▶ **Records for the exercise**:
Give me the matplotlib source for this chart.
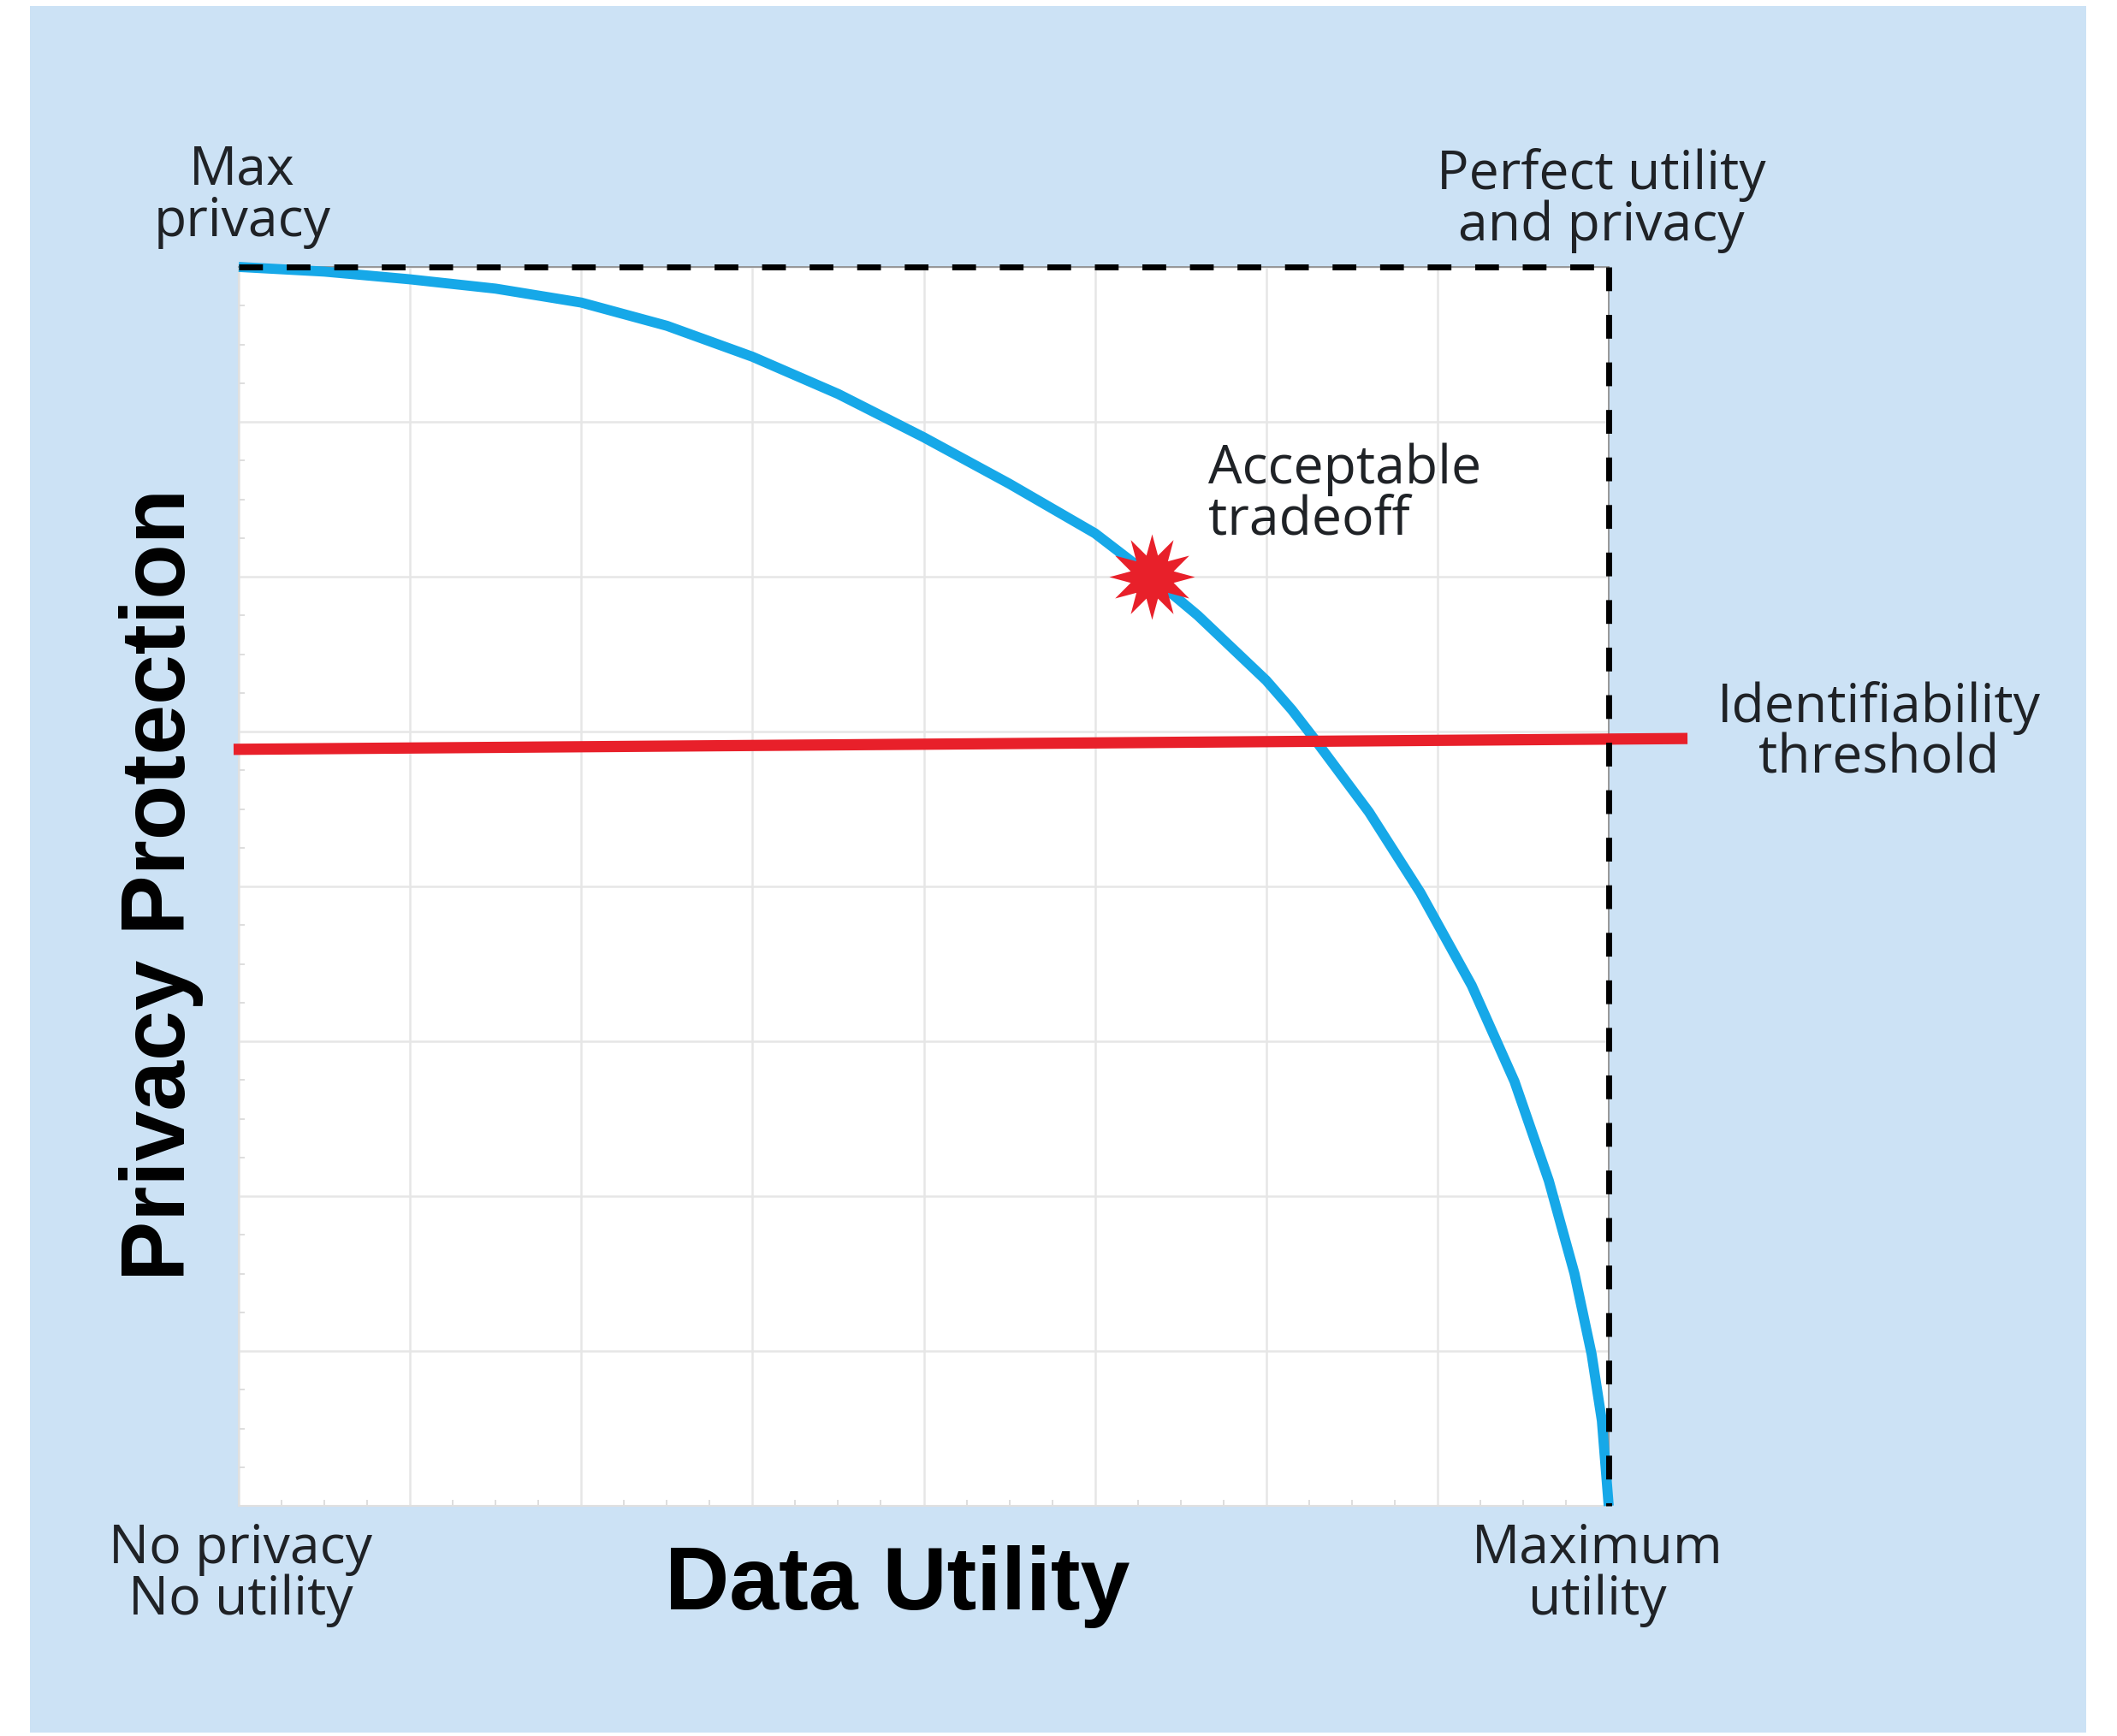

--

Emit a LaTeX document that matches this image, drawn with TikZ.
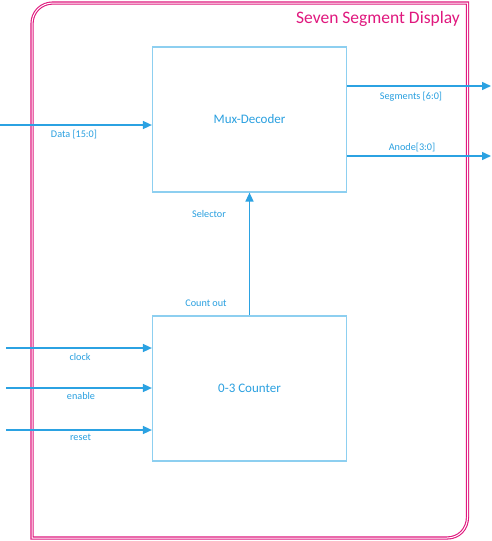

---

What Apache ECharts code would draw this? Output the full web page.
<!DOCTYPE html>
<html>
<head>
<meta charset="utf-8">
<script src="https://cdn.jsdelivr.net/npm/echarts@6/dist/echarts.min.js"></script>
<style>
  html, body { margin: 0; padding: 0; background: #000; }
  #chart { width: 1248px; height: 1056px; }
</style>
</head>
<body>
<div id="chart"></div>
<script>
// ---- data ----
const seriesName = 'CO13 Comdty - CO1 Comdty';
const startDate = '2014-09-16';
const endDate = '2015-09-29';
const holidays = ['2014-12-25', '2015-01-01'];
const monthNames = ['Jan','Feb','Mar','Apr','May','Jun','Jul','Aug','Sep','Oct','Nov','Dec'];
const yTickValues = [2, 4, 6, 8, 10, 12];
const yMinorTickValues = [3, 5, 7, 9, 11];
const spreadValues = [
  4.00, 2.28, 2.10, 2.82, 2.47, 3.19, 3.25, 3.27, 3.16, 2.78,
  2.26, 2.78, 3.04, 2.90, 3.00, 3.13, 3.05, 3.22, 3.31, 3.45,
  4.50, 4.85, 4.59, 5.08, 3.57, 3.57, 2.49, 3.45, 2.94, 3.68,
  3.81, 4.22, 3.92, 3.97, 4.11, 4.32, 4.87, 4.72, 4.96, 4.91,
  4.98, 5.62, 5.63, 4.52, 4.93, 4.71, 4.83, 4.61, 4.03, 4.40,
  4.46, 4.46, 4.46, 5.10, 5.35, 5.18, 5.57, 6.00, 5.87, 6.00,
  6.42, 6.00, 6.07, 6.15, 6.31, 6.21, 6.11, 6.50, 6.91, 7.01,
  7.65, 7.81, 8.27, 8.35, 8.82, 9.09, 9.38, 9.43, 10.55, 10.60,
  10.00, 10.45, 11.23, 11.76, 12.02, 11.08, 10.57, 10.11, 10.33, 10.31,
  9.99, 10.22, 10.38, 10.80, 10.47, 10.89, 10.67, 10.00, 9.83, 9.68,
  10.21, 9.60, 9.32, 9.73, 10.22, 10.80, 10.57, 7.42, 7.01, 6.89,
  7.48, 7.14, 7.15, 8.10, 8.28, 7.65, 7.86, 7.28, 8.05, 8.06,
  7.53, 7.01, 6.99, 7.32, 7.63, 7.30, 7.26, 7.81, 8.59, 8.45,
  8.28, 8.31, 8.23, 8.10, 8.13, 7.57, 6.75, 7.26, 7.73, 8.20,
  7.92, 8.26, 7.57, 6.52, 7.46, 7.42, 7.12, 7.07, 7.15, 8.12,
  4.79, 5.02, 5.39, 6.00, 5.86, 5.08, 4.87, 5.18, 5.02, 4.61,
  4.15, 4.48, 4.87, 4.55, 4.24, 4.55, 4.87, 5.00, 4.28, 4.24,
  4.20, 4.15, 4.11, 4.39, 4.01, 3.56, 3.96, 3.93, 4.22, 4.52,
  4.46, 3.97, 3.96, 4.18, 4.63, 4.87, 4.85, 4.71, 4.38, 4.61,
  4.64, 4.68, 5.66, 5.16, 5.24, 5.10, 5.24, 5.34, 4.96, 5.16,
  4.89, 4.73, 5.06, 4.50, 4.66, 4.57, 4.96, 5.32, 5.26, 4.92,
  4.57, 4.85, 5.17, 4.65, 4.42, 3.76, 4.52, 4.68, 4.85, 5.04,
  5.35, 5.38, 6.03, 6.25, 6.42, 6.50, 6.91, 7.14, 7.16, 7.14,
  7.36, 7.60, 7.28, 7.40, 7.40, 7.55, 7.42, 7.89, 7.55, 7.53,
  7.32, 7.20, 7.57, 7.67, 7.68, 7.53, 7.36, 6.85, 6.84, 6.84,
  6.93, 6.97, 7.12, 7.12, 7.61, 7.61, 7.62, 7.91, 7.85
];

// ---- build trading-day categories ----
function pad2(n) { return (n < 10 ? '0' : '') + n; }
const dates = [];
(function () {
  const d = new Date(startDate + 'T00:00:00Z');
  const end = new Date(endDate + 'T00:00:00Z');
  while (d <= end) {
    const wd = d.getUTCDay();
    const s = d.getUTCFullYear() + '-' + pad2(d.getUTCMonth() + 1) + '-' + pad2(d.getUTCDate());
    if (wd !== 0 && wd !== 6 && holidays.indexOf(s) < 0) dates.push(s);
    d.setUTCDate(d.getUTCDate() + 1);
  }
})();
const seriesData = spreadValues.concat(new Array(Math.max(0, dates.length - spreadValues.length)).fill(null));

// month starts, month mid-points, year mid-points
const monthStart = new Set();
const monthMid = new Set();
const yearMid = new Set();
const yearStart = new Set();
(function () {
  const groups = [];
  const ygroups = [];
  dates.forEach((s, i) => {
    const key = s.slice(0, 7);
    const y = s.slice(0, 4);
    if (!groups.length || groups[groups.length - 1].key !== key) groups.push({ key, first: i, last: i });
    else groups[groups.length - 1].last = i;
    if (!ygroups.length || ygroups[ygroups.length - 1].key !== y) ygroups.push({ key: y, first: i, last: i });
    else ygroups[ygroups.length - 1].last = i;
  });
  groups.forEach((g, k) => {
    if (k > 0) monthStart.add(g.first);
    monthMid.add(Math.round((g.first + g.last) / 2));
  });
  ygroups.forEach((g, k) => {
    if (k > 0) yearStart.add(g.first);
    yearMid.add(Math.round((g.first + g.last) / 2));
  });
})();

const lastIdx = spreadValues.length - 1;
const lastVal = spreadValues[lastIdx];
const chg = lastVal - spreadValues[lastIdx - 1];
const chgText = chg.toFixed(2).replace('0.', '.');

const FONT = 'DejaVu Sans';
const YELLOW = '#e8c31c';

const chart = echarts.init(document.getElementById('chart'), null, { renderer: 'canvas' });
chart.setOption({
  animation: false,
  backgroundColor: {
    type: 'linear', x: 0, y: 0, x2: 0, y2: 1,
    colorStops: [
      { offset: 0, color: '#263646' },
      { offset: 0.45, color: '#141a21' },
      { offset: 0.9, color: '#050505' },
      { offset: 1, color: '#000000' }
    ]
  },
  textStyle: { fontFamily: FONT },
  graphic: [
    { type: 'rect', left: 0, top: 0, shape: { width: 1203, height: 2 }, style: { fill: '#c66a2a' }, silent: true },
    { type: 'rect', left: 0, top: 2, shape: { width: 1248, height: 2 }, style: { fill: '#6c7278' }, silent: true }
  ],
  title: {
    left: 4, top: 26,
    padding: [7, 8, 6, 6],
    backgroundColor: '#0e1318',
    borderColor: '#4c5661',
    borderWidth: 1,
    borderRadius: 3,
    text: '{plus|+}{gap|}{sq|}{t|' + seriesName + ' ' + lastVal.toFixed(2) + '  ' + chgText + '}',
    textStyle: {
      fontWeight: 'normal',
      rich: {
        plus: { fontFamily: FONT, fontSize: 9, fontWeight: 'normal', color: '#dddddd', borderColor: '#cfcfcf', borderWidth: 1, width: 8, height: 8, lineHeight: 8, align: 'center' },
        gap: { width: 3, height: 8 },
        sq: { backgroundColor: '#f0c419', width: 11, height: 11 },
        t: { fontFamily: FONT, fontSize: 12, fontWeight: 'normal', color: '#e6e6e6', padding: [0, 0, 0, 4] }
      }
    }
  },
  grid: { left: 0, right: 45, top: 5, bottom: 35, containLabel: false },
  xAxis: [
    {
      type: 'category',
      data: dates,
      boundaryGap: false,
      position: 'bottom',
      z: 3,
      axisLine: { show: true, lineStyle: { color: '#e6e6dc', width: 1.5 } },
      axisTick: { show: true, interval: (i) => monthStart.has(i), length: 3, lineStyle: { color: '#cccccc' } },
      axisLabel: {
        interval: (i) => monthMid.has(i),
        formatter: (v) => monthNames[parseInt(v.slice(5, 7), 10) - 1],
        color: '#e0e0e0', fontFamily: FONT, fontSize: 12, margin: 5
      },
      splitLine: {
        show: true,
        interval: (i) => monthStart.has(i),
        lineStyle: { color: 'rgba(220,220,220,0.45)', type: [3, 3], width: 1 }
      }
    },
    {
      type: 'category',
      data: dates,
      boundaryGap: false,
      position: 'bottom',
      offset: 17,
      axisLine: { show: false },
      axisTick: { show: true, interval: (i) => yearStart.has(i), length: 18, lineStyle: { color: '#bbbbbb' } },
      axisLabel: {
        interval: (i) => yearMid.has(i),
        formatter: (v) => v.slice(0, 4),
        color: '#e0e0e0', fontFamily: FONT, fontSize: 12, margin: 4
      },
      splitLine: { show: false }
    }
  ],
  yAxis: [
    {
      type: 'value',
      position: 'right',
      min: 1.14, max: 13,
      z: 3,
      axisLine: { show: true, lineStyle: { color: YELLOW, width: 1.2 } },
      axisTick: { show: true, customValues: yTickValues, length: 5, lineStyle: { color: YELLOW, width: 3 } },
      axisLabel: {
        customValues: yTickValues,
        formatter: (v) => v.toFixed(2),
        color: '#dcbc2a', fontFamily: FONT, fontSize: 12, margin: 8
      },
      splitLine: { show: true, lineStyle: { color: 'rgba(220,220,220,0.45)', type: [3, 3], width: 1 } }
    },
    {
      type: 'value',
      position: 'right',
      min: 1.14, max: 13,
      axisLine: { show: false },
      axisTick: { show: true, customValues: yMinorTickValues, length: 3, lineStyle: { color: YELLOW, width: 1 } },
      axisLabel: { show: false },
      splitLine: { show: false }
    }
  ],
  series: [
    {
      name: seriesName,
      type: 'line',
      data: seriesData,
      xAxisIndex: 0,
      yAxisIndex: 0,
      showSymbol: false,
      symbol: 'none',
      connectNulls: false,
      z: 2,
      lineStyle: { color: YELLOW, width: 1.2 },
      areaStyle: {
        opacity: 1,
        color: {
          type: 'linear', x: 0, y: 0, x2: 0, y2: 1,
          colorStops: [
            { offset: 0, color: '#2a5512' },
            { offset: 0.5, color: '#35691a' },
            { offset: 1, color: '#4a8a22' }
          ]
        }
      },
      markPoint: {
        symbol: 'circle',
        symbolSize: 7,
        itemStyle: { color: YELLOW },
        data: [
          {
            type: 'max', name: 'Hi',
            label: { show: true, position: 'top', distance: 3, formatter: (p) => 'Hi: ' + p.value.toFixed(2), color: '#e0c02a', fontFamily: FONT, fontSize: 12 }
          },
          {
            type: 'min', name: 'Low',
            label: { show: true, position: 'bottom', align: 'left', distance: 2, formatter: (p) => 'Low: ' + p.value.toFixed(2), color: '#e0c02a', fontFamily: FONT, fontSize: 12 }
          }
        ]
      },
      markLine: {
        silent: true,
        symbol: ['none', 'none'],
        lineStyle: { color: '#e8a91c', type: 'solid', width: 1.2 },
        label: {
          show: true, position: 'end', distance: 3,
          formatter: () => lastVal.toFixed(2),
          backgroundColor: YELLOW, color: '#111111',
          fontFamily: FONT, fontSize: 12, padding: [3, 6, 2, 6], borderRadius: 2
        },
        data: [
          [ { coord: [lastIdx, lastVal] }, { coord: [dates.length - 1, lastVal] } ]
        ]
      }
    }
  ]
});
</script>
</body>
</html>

▶ **Aim of the task**:
Identify all lines where the word "this" shows up. Copy them.

▶ **Final result**:
Give me the matplotlib source for this chart.
Emit a LaTeX document that matches this image, drawn with TikZ.
What Apache ECharts code would draw this? Output the full web page.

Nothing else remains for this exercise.